On this snowy morning, the second book in this series has to be The Papers of Thomas Bowrey (1669-1713}, again edited by Sir Richard Carnac Temple. The story of the discovery of the papers in an attic room at Cleeve Prior caught my imagination. I know it has had the same affect on others. The book is worth reading for this story alone.
Unfortunately, Temple also described how John Humphreys with the help of Mrs Perkins arranged all the documents. This was the start of the process in which Humphreys and Henry Howard reorganised and split up the papers thus destroying to original context. The job was not even carried out very well. Whilst attempting to piece together Thomas Bowrey’s life story, I have found two copies of the same letter in different archives. (Multiple copies of the same letter were often sent via multiple ships in an attempt to ensure the arrival of at least one.) The result is that important contextual information has been lost. Despite all this tampering with the manuscripts, Temple fails to recognise or comment that very few papers survived for the period of A Geographical Account of Countries Round the Bay of Bengal.
Rant over. For this book, Temple selected to two tranches of the papers to edit and present to the public. The diary and accounts of Thomas’ six week tour of Holland and Flanders is neither particularly interesting nor typical and was no doubt chosen because it was an easily managed, self-contained event. The story of the Mary Galley was different. It not only details of one of Bowrey’s East Indies trading ventures but includes descriptions of attacks by French privateers and legal disputes. It is a good example of the risks of such ventures and an insight into Thomas’ character.

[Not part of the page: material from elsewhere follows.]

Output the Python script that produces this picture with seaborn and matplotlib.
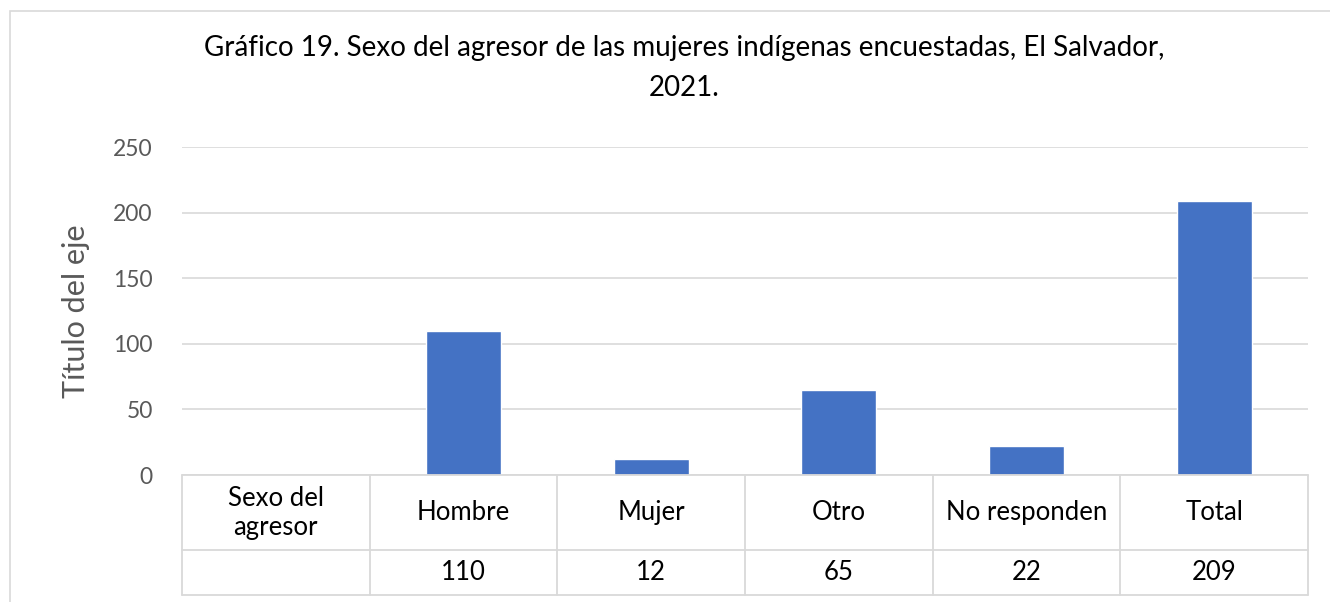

Again some of Temple’s conclusions should not be accepted without question. For example, he claims that Elias Grist, the part owner and purser of the Mary Galley, was grasping and unscrupulous and capable of despicable actions. There is little evidence that he was any worse that the others involved in this sorry tale. It is necessary to refer to the original documents at the London Metropolitan Archives because Temple has only selectively transcribed them.